Compounding this, there are rural digital literacy gaps—even with widespread smartphone use—and ongoing distrust in digital financial platforms. Overcoming these barriers will require insurers to invest in user education, agent networks, and intermediary support to bridge digital and trust divides.
A key trend reshaping the Mexico insurance market is ESG-compliant underwriting. Leveraging satellite and IoT data, insurers are offering climate-based index triggers for farmers and small businesses, bypassing conventional claims processes in favour of parametric models. This approach aligns with regulatory impetus for environmental resilience and financial inclusion.
Parallel to this is the rise of microinsurance distributed via fintech apps. Strong mobile-based distribution channels have enabled insurers like Seguros Azteca to pilot affordable rural health and weather-risk coverage in March 2025. These initiatives reflect broader industry recognition of underserved segments and represent a significant opportunity to expand microinsurance adoption.
Mexico’s regulatory environment is evolving to support these digital-first insurance models. The National Insurance and Surety Commission (CNSF) has introduced guidelines to allow fintech-app embedded insurance, ensuring consumer protection while enabling innovation. Additionally, regulatory support for parametric products and index distribution has positioned the market as a regional leader in accessible risk solutions.
Despite these advances, challenges remain, including navigating digital channel regulations and enhancing reinsurance capacity to underwrite climate-based products. Market participants and regulators are collaborating to enhance resilience through public–private pools, expanded reinsurance treaties, and risk-sharing mechanisms.
The sector’s expansion is increasingly influenced by two key factors—digital channels licensing and reinsurance capacity. CNSF’s licensing framework for mobile-distributed insurance has necessitated platform adjustments, but has also fueled a surge in innovative partnerships. Meanwhile, reinsurance capacity has doubled in the past three years to underwrite climate risks and agricultural portfolios.

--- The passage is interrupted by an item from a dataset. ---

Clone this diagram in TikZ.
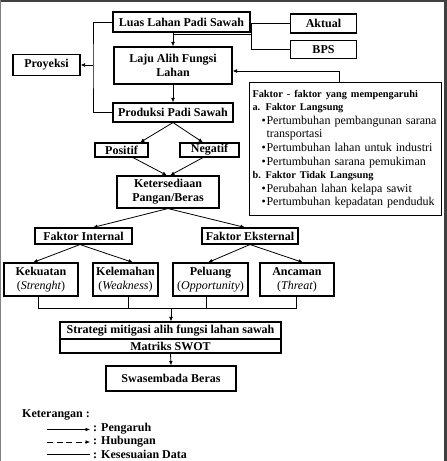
\documentclass[tikz,border=0pt]{standalone}
\usepackage{fontspec}
\setmainfont{Liberation Serif}
\usetikzlibrary{arrows.meta}

\tikzset{
  kotak/.style={draw, line width=1.1pt, inner sep=1pt, align=center,
    font=\fontsize{12}{14}\selectfont\bfseries},
  panah/.style={-{Latex[length=4.5pt,width=3.8pt]}, line width=0.8pt},
  garis/.style={line width=0.8pt},
  legenda/.style={anchor=west, inner sep=0pt, font=\fontsize{12}{14}\selectfont\bfseries},
}
\newcommand{\butir}{\hspace*{9pt}\makebox[5pt][l]{\textbullet}}
\newcommand{\judulf}{\fontsize{10.3}{13.6}\selectfont\bfseries}

\begin{document}
\begin{tikzpicture}[x=1pt,y=-1pt]
  \useasboundingbox (0,0) rectangle (447,461);

  % bingkai
  \draw[black!75, line width=2.5pt] (0,1.2) -- (447,1.2);
  \draw[black!50, line width=1pt] (0.5,0) -- (0.5,461);
  \draw[black!75, line width=2.5pt] (445.7,0) -- (445.7,461);

  % kotak utama
  \node[kotak, minimum width=137pt, minimum height=20pt] (luas) at (181.5,22) {Luas Lahan Padi Sawah};
  \node[kotak, minimum width=66pt, minimum height=19pt] (aktual) at (323.5,23.5) {Aktual};
  \node[kotak, minimum width=66pt, minimum height=18pt] (bps) at (323.5,49.5) {BPS};
  \node[kotak, minimum width=67pt, minimum height=21pt] (proyeksi) at (46.5,65) {Proyeksi};
  \node[kotak, minimum width=118pt, minimum height=37pt] (laju) at (173,65.5) {Laju Alih Fungsi\\Lahan};
  \node[kotak, minimum width=120pt, minimum height=19pt] (produksi) at (173,112.5) {Produksi Padi Sawah};
  \node[kotak, minimum width=53pt, minimum height=14pt] (positif) at (121.5,150) {Positif};
  \node[kotak, minimum width=59pt, minimum height=14pt] (negatif) at (209.5,150) {Negatif};
  \node[kotak, minimum width=102pt, minimum height=32pt] (keter) at (168,192) {Ketersediaan\\Pangan/Beras};
  \node[kotak, minimum width=97pt, minimum height=16pt] (finternal) at (83.5,236) {Faktor Internal};
  \node[kotak, minimum width=96pt, minimum height=16pt] (feksternal) at (250,236) {Faktor Eksternal};
  \node[kotak, minimum width=74pt, minimum height=33pt] (kekuatan) at (41,279.5) {Kekuatan\\\textnormal{(\textit{Strenght})}};
  \node[kotak, minimum width=65pt, minimum height=33pt] (kelemahan) at (125.5,279.5) {Kelemahan\\\textnormal{(\textit{Weakness})}};
  \node[kotak, minimum width=75pt, minimum height=33pt] (peluang) at (210.5,279.5) {Peluang\\\textnormal{(\textit{Opportunity})}};
  \node[kotak, minimum width=74pt, minimum height=33pt] (ancaman) at (297,279.5) {Ancaman\\\textnormal{(\textit{Threat})}};
  \node[kotak, minimum width=221pt, minimum height=17pt] (strat1) at (170.5,330.5) {Strategi mitigasi alih fungsi lahan sawah};
  \node[kotak, minimum width=221pt, minimum height=14pt] (strat2) at (170.5,346) {Matriks SWOT};
  \node[kotak, minimum width=130pt, minimum height=25pt] (swasembada) at (171,378.5) {Swasembada Beras};

  % faktor yang mempengaruhi
  \node[draw, line width=1.1pt, anchor=north west, text width=186pt, minimum height=133pt,
    inner xsep=3pt, inner ysep=3pt, align=left, font=\fontsize{12}{13.6}\selectfont] (faktor) at (249,82) {%
    {\judulf Faktor - faktor yang mempengaruhi}\\
    {\judulf\makebox[13pt][l]{a.}Faktor Langsung}\\
    \butir Pertumbuhan pembangunan sarana\\
    \hspace*{14pt}transportasi\\
    \butir Pertumbuhan lahan untuk industri\\
    \butir Pertumbuhan sarana pemukiman\\
    {\judulf\makebox[13pt][l]{b.}Faktor Tidak Langsung}\\
    \butir Perubahan lahan kelapa sawit\\
    \butir Pertumbuhan kepadatan penduduk};

  % hubungan antar kotak
  \draw[panah] (laju.north |- luas.south) -- (laju.north);
  \coordinate (data) at (251,34);
  \draw[garis] (laju.north |- data) -- (data);
  \draw[garis] (aktual.west) -- (aktual.west -| data) -- (bps.west -| data) -- (bps.west);

  \coordinate (kiri) at (93,65);
  \draw[garis] (luas.west) -| (kiri) |- (produksi.west);
  \draw[panah] (kiri) -- (proyeksi.east);

  \coordinate (fk) at (339,71);
  \draw[panah] (faktor.north -| fk) -- (fk) -- (laju.east |- fk);

  \draw[panah] (laju.south) -- (produksi.north);
  \draw[panah] (produksi.south) -- ([xshift=18.5pt]positif.north);
  \draw[panah] (produksi.south) -- ([xshift=-6.5pt]negatif.north);
  \draw[panah] ([xshift=11.5pt]positif.south) -- ([xshift=-1pt]keter.north);
  \draw[panah] ([xshift=-6.5pt]negatif.south) -- ([xshift=2pt]keter.north);
  \draw[panah] (keter.south) -- ([xshift=9.5pt]finternal.north);
  \draw[panah] (keter.south) -- ([xshift=-5pt]feksternal.north);
  \draw[panah] ([xshift=-3.5pt]finternal.south) -- ([xshift=-8pt]kekuatan.north);
  \draw[panah] ([xshift=-3.5pt]finternal.south) -- ([xshift=7.5pt]kelemahan.north);
  \draw[panah] (feksternal.south) -- ([xshift=-2.5pt]peluang.north);
  \draw[panah] (feksternal.south) -- ([xshift=6pt]ancaman.north);

  % gabungan SWOT
  \coordinate (bus) at (171,308);
  \draw[garis] ([xshift=-3pt]kekuatan.south) -- ++(0,12) -| ([xshift=-1pt]ancaman.south);
  \draw[garis] ([xshift=2.5pt]kelemahan.south) -- ++(0,12);
  \draw[garis] ([xshift=-4.5pt]peluang.south) -- ++(0,12);
  \draw[panah] (bus) -- (bus |- strat1.north);
  \draw[panah] (strat2.south) -- (swasembada.north);

  % keterangan
  \node[legenda] (ket) at (22,415) {Keterangan :};
  \coordinate (l1a) at (47,429.5);
  \coordinate (l1b) at (90,429.5);
  \coordinate (l2a) at (47,442);
  \coordinate (l2b) at (90,442);
  \coordinate (l3a) at (47,454.5);
  \coordinate (l3b) at (90,454.5);
  \draw[panah, line width=0.6pt] (l1a) -- (l1b);
  \draw[panah, line width=0.6pt, dash pattern=on 6pt off 3.5pt] (l2a) -- (l2b);
  \draw[garis, line width=0.6pt] (l3a) -- (l3b);
  \node[legenda] (pengaruh) at (93,429) {: Pengaruh};
  \node[legenda] (hubungan) at (93,441.5) {: Hubungan};
  \node[legenda] (kesesuaian) at (93,454) {: Kesesuaian Data};
\end{tikzpicture}
\end{document}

Fintech partners benefit from this elevated reinsurance availability by offering robust microinsurance products. Yet as climate risks intensify, maintaining capacity will require deeper investments or public–private risk pools to support front-loaded parametric programs.
Mexico’s competitive landscape includes both legacy insurers and digitally-focused entrants. Companies like Grupo Nacional Provincial and Seguros Azteca continue expanding rural footprints through microinsurance development. In March 2025, Seguros Azteca launched a low-cost rural health plan with mobile claims processing, enabling on-the-ground coverage for underbanked communities.
International players such as AXA and MetLife Mexico are partnering with fintech firms to pilot bundled microhealth and digital microcredit products. AXA, for instance, launched a pilot program combining health savings accounts with microinsurance in mid-2024. These collaborations underline the rising importance of embedded insurance and digital distribution as competitive levers.
Mexico insurance sector is rapidly transforming from a supply-constrained market into a digitally-embedded ecosystem driven by microinsurance adoption. Fintech-mobile integration, regulatory enabling, and climate-risk products are converging to unlock significant growth potential. However, success will depend on insurers’ ability to balance affordability, actuarial alignment, and trust-building through transparent mobile engagement.